═════ DATASET SECTION ═════

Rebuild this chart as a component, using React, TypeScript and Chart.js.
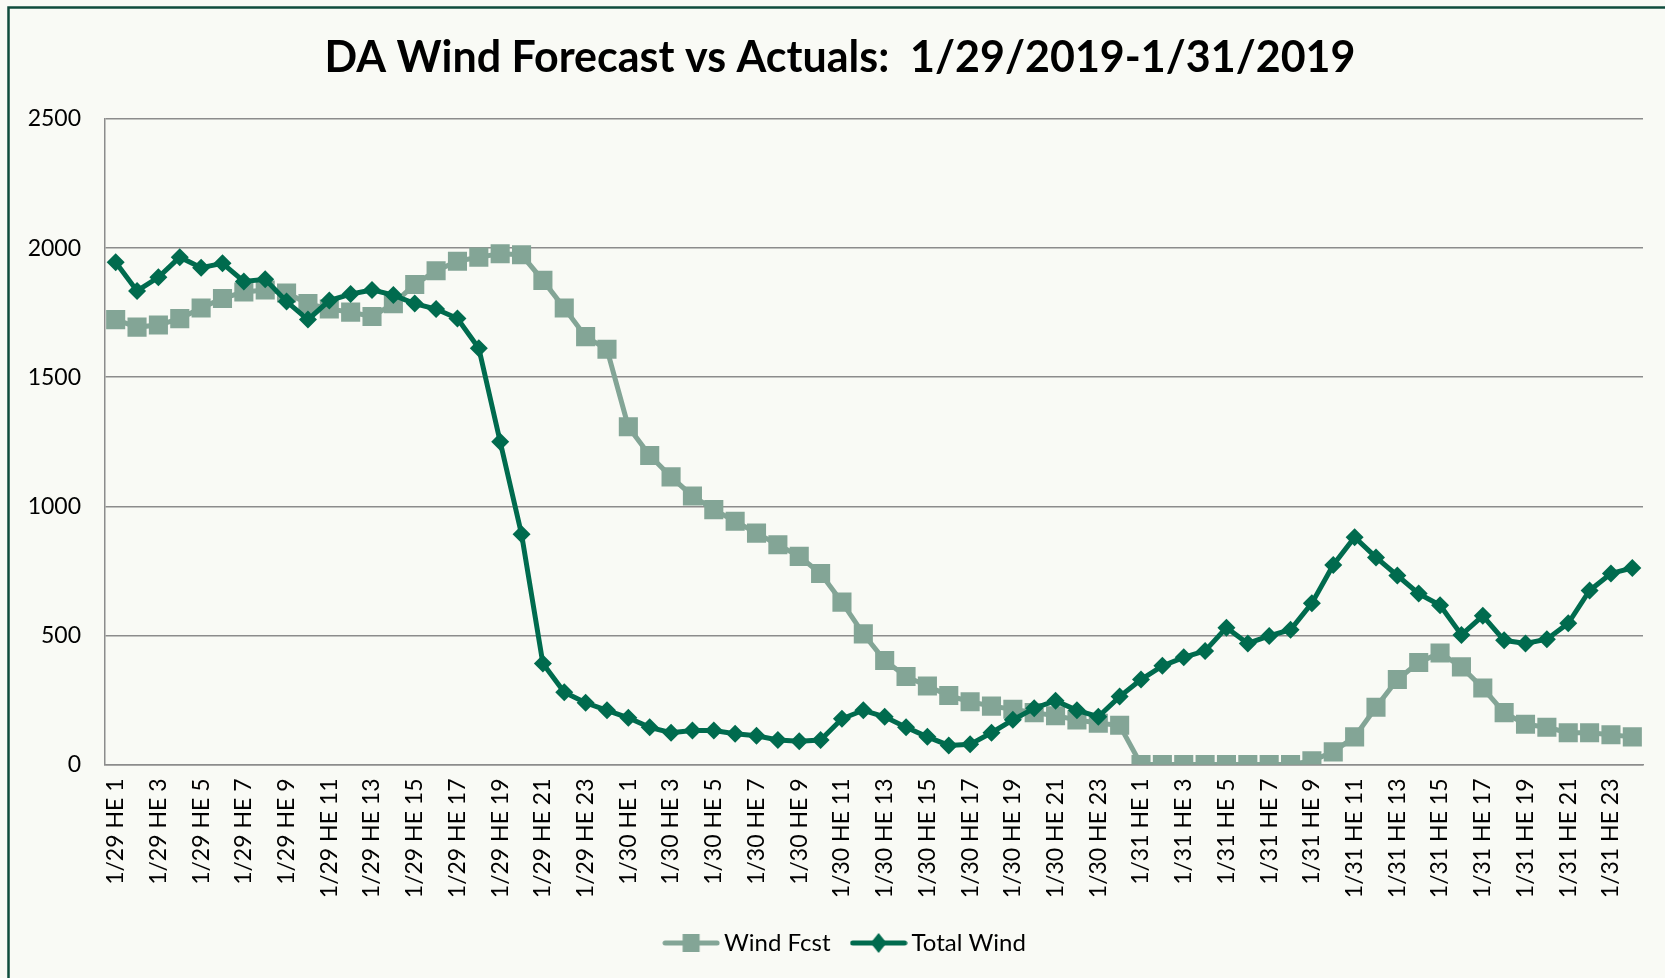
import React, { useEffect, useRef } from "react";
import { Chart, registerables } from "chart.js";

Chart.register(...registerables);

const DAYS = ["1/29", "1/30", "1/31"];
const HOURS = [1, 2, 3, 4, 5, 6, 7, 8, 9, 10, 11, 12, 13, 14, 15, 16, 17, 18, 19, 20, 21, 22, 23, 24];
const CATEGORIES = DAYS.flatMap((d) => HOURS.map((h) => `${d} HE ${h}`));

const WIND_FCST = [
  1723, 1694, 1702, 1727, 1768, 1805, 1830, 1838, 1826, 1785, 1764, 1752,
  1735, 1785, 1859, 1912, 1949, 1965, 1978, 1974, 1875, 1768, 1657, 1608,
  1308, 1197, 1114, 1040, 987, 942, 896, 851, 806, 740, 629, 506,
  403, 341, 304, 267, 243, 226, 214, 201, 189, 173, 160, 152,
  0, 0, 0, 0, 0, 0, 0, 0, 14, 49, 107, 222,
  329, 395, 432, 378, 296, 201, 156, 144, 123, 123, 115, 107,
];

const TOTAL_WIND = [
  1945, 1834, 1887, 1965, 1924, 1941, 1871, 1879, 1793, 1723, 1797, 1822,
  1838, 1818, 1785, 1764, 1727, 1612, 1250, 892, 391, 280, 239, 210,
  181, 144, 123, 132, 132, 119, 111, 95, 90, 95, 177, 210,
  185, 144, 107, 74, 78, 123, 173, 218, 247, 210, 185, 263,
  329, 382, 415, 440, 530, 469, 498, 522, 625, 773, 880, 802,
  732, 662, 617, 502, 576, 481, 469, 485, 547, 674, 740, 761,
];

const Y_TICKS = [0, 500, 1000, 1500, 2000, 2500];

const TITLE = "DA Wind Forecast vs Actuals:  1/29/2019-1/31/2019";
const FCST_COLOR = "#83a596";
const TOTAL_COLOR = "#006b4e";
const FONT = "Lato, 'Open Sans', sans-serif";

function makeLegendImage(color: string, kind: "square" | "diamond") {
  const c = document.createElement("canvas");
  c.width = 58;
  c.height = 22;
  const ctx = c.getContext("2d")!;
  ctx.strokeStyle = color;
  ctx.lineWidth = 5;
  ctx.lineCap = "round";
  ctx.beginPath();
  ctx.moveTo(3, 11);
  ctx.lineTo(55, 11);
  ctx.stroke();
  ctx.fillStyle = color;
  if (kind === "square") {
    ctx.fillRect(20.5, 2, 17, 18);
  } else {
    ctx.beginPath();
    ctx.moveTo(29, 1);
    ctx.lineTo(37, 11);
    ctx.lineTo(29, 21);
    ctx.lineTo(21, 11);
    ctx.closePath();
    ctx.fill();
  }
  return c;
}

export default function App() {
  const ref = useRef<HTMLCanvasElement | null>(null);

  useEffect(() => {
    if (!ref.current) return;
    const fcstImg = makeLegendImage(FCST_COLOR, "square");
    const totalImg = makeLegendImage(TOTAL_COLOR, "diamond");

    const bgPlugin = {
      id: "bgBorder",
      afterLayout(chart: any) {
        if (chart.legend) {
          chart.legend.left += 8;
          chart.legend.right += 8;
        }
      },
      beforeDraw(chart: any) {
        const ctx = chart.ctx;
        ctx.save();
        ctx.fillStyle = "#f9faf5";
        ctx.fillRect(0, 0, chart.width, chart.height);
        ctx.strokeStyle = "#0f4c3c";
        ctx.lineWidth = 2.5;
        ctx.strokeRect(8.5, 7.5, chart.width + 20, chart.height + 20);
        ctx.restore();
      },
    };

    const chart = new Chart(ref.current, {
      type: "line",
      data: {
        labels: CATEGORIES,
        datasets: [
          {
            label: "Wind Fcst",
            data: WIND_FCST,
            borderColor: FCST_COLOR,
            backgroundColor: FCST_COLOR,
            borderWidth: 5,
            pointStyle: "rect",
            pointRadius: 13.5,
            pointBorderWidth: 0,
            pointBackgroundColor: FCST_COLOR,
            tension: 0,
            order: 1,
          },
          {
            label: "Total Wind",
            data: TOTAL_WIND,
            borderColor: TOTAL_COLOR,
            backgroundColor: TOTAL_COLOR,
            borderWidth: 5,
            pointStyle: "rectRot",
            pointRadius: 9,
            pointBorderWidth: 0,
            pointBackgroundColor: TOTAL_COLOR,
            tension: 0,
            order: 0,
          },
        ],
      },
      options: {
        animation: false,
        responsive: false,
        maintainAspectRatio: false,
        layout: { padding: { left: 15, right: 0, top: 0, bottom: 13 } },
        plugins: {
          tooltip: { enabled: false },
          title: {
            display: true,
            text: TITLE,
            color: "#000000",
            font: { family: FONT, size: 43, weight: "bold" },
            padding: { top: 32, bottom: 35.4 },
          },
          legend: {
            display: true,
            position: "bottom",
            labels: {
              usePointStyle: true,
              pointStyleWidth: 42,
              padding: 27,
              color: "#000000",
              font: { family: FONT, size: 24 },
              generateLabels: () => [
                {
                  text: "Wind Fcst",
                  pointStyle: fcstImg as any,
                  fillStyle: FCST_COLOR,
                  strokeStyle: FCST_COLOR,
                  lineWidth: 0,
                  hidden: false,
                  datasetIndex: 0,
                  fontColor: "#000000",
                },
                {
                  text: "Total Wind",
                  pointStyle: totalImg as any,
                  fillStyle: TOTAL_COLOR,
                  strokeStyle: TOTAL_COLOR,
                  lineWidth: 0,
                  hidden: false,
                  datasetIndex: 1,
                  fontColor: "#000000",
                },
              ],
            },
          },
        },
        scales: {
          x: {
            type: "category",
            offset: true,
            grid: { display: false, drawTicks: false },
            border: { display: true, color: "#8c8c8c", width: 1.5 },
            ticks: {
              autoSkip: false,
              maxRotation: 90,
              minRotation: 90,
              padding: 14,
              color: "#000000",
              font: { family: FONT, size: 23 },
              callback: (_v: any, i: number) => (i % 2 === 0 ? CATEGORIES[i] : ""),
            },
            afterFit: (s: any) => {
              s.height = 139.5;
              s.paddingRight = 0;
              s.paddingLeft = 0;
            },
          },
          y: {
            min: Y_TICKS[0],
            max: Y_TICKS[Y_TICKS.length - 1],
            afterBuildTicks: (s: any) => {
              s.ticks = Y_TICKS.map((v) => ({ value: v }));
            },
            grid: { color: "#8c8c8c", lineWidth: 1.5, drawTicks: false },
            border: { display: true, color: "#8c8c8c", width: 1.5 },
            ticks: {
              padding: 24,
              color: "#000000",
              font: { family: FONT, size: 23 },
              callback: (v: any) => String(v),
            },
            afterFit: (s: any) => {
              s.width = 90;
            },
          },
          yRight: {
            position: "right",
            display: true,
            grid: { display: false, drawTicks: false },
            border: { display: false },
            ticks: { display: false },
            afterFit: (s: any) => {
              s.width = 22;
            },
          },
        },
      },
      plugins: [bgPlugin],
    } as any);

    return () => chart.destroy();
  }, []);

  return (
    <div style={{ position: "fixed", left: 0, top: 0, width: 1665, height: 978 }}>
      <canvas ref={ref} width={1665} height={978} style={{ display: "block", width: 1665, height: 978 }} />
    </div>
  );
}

═════

* [DO THIS]
Each line from the top of the material through the line containing "const CATEGORIES = DAYS.flatMap((d)" should be reproduced exactly; please drop any images.

* [COMPLETE OUTPUT]
Rebuild this chart as a component, using React, TypeScript and Chart.js.
import React, { useEffect, useRef } from "react";
import { Chart, registerables } from "chart.js";

Chart.register(...registerables);

const DAYS = ["1/29", "1/30", "1/31"];
const HOURS = [1, 2, 3, 4, 5, 6, 7, 8, 9, 10, 11, 12, 13, 14, 15, 16, 17, 18, 19, 20, 21, 22, 23, 24];
const CATEGORIES = DAYS.flatMap((d) => HOURS.map((h) => `${d} HE ${h}`));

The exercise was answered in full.